Stresses and strains in engine-driven plants
Besides the shaft-hub connections, transmission elements are the most stressed parts of couplings. Among these are compression loaded or shear loaded flexible and highly flexible elements, the disc packs of a steel disc coupling as well as the crowned teeth of gear couplings. They transmit the torque between the units. On account of their resilience, flexible couplings are able to compensate for torque shocks. Torsionally stiff couplings are less suitable for this.
In a compact design or designs with bell housings, temperatures may occur in the direct vicinity of the coupling which will cause the elastic elements to age faster.
In addition to the temperature, the frequency and intensity of torque shocks influence the lifetime of transmission elements. The optimum coupling design avoids premature wear. Calculation simulations such as torsional vibration analyses help select the optimum type of coupling. Such analyses should always be conducted for a drive line where dynamic excitations caused by a combustion engine are present.
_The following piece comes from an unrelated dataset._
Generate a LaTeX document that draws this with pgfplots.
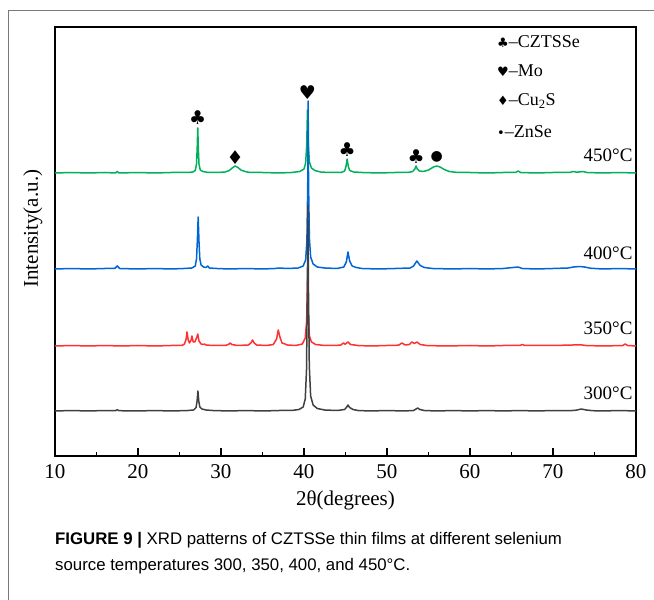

Stiffness and Damping influence stresses and strains on the drive line
Vibrations due to torque shocks adversely affect the drive line. Stiffness and damping of the coupling influence the process. (Click on the picture to enlarge)
Plant-related processes and environmental influences can put additional load on the coupling, e.g. if scales enter the coupling during steel production. This can be avoided, if, for example, an enclosed coupling design is used.
If the plant operating conditions allow for an interruption of torque transmission, non-fail-safe couplings are appropriate solutions. If the elastic elements are worn, torque transmission will be interrupted without harming the metallic parts. In most cases, this will also prevent damage to the adjacent units.